The European Commission has been working since last month to develop a complex package that would allow the EU to finance a “reparations loan” for Ukraine, drawing on more than 200 billion euros of assets from the Russian central bank, immobilized since the invasion of Ukraine in February 2022 following Western sanctions.
The idea is that the EU uses part of these assets to then finance a loan of 140 billion euros in favor of Ukraine, which the latter will only repay if Russia pays it war reparations.
If Moscow refuses, EU sanctions remain in force and the assets remain immobilized.
On the other hand, if the sanctions are lifted without Russia having paid reparations, it will then be up to the EU to reimburse Euroclear, the financial institution where these 210 billion in Russian assets are located, and which has its headquarters in Brussels.
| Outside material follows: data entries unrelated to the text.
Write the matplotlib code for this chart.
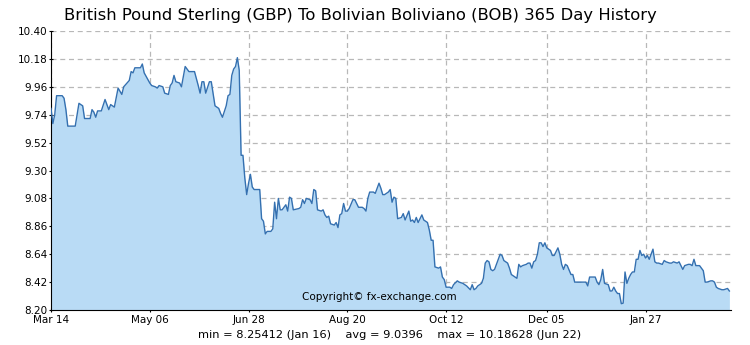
import matplotlib
matplotlib.use('Agg')
import matplotlib.pyplot as plt

# days after Mar 14
days = [0, 1, 2, 3, 6, 7, 8, 9, 11, 13, 15, 17, 18, 21, 22, 23, 24, 25, 27, 29,
        31, 32, 34, 36, 38, 39, 42, 43, 44, 45, 48, 49, 50, 53, 54, 56, 57, 58, 60, 61,
        63, 64, 65, 66, 67, 69, 70, 72, 74, 77, 79, 80, 81, 82, 83, 85, 86, 88, 90, 91,
        92, 94, 95, 96, 97, 98, 99, 100, 101, 102, 103, 104, 105, 106, 107, 108, 109, 111, 112, 113,
        114, 115, 116, 118, 119, 120, 121, 122, 123, 124, 126, 127, 128, 129, 130, 133, 134, 135, 136, 137,
        139, 140, 141, 142, 143, 145, 146, 147, 148, 149, 150, 152, 153, 154, 155, 156, 157, 158, 159, 160,
        162, 163, 165, 167, 168, 169, 170, 171, 173, 174, 176, 177, 178, 179, 181, 182, 183, 184, 185, 186,
        188, 189, 190, 192, 193, 194, 195, 196, 197, 199, 200, 202, 203, 204, 205, 206, 208, 209, 210, 211,
        212, 214, 215, 216, 218, 219, 221, 222, 223, 225, 226, 227, 228, 229, 231, 232, 233, 234, 235, 236,
        237, 238, 240, 241, 242, 243, 245, 246, 247, 249, 250, 251, 252, 253, 255, 256, 257, 258, 259, 260,
        261, 262, 263, 264, 265, 266, 268, 269, 270, 272, 273, 274, 275, 276, 277, 279, 280, 281, 283, 285,
        286, 287, 288, 289, 290, 292, 293, 294, 295, 296, 297, 299, 300, 301, 302, 303, 304, 305, 306, 307,
        308, 309, 310, 311, 312, 313, 314, 315, 316, 317, 318, 319, 320, 321, 322, 323, 324, 325, 326, 328,
        329, 330, 332, 333, 334, 336, 337, 338, 339, 340, 342, 343, 344, 345, 346, 348, 349, 350, 351, 352,
        354, 355, 356, 357, 358, 360, 361, 363, 364]
rates = [9.79, 9.67, 9.74, 9.89, 9.89, 9.87, 9.78, 9.65, 9.65, 9.65, 9.83, 9.81, 9.71, 9.71, 9.78, 9.76, 9.72, 9.77, 9.77, 9.86,
         9.78, 9.82, 9.80, 9.95, 9.90, 9.96, 10.01, 10.08, 10.07, 10.11, 10.11, 10.14, 10.07, 9.99, 9.97, 9.96, 9.95, 9.97, 9.96, 9.91,
         9.90, 9.97, 9.99, 10.05, 10.00, 9.99, 9.96, 10.12, 10.08, 10.08, 9.97, 9.91, 10.00, 10.00, 9.91, 10.00, 10.00, 9.81, 9.79, 9.75,
         9.72, 9.81, 9.89, 9.90, 10.05, 10.10, 10.12, 10.19, 10.09, 9.42, 9.42, 9.24, 9.11, 9.20, 9.27, 9.17, 9.15, 9.15, 9.15, 8.92,
         8.90, 8.80, 8.82, 8.82, 8.84, 9.05, 8.92, 9.08, 8.99, 8.99, 9.03, 8.98, 9.09, 9.08, 8.99, 9.00, 9.01, 9.07, 9.04, 9.08,
         9.07, 9.04, 9.15, 9.14, 8.99, 8.98, 8.99, 8.95, 8.93, 8.94, 8.88, 8.87, 8.89, 8.85, 8.95, 8.96, 9.04, 8.98, 8.98, 9.00,
         9.07, 9.07, 9.01, 9.01, 9.00, 8.98, 9.08, 9.13, 9.13, 9.12, 9.20, 9.16, 9.11, 9.11, 9.13, 9.15, 9.05, 9.09, 9.08, 8.92,
         8.93, 8.96, 8.91, 8.98, 8.90, 8.91, 8.89, 8.93, 8.89, 8.95, 8.91, 8.89, 8.83, 8.75, 8.75, 8.54, 8.53, 8.54, 8.46, 8.44,
         8.38, 8.38, 8.37, 8.40, 8.43, 8.42, 8.41, 8.40, 8.39, 8.36, 8.40, 8.36, 8.37, 8.39, 8.41, 8.45, 8.57, 8.59, 8.58, 8.52,
         8.51, 8.52, 8.60, 8.64, 8.63, 8.59, 8.57, 8.53, 8.48, 8.46, 8.45, 8.56, 8.54, 8.55, 8.56, 8.57, 8.57, 8.53, 8.58, 8.59,
         8.64, 8.73, 8.73, 8.70, 8.73, 8.69, 8.67, 8.63, 8.63, 8.69, 8.64, 8.56, 8.52, 8.56, 8.55, 8.48, 8.48, 8.42, 8.42, 8.42,
         8.42, 8.42, 8.39, 8.46, 8.46, 8.46, 8.42, 8.40, 8.44, 8.52, 8.41, 8.40, 8.35, 8.35, 8.38, 8.35, 8.33, 8.33, 8.25, 8.254,
         8.50, 8.41, 8.45, 8.48, 8.50, 8.50, 8.60, 8.60, 8.67, 8.63, 8.64, 8.61, 8.63, 8.60, 8.64, 8.68, 8.58, 8.57, 8.57, 8.56,
         8.59, 8.58, 8.57, 8.57, 8.58, 8.57, 8.58, 8.55, 8.52, 8.55, 8.56, 8.56, 8.55, 8.60, 8.55, 8.55, 8.53, 8.51, 8.42, 8.42,
         8.43, 8.43, 8.42, 8.38, 8.37, 8.36, 8.36, 8.37, 8.35]

tick_days = [0, 53, 106, 159, 212, 266, 319]
tick_labels = ['Mar 14', 'May 06', 'Jun 28', 'Aug 20', 'Oct 12', 'Dec 05', 'Jan 27']
y_ticks = [8.20, 8.42, 8.64, 8.86, 9.08, 9.30, 9.52, 9.74, 9.96, 10.18, 10.40]

fig = plt.figure(figsize=(7.5, 3.45), dpi=100)
ax = fig.add_axes([0.068, 0.1014, 0.907, 0.8087])

ax.fill_between(days, rates, 8.20, color='#b9dbf5', lw=0, zorder=2)
ax.plot(days, rates, color='#3470b0', lw=1.0, zorder=3)

ax.set_xlim(0, 365)
ax.set_ylim(8.20, 10.40)
ax.set_xticks(tick_days)
ax.set_xticklabels(tick_labels)
ax.set_yticks(y_ticks)
ax.set_yticklabels(['%.2f' % v for v in y_ticks])
ax.tick_params(labelsize=7.5, length=3, direction='inout')
ax.tick_params(axis='y', pad=1)
ax.tick_params(axis='x', pad=2)
ax.set_axisbelow(True)
ax.grid(True, color='#b8b8b8', linestyle=(0, (4, 3)), lw=0.9, zorder=1)
for side in ['top', 'right']:
    ax.spines[side].set_visible(False)

ax.text(0.482, 0.045, 'Copyright\u00a9 fx-exchange.com', transform=ax.transAxes,
        ha='center', va='center', fontsize=7.5, zorder=4)
fig.text(0.48, 0.955, 'British Pound Sterling (GBP) To Bolivian Boliviano (BOB) 365 Day History',
         ha='center', va='center', fontsize=11.8)
fig.text(0.519, 0.03, 'min = 8.25412 (Jan 16)    avg = 9.0396    max = 10.18628 (Jun 22)',
         ha='center', va='center', fontsize=8.2)

fig.savefig('out.png', dpi=100)
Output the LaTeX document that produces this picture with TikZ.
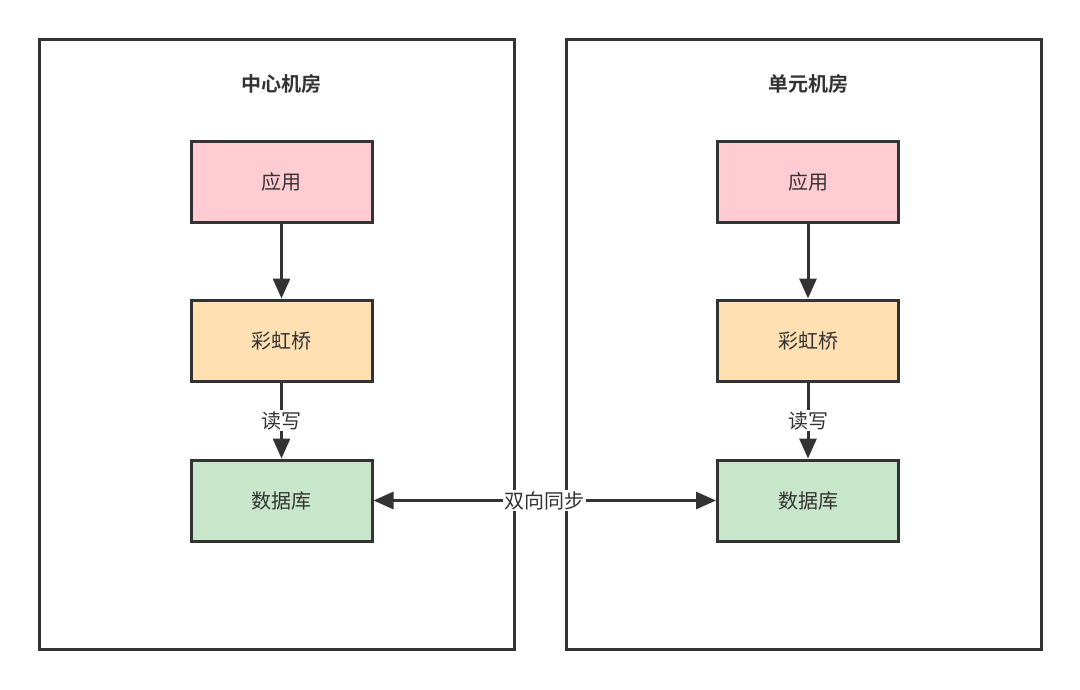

This project, in the development phase, must be discussed by EU leaders at a summit on Thursday in Brussels. Several European officials hope that on this occasion they will give the green light to the European Commission to work on its legal implementation.
Belgium, where Euroclear is located, has so far been very reluctant, fearing having to foot the bill alone in the event of a problem.
The Belgian government is particularly insisting that a credible solidarity mechanism be established, giving it the assurance that other EU countries, or the Union budget, will guarantee possible reimbursement, if necessary.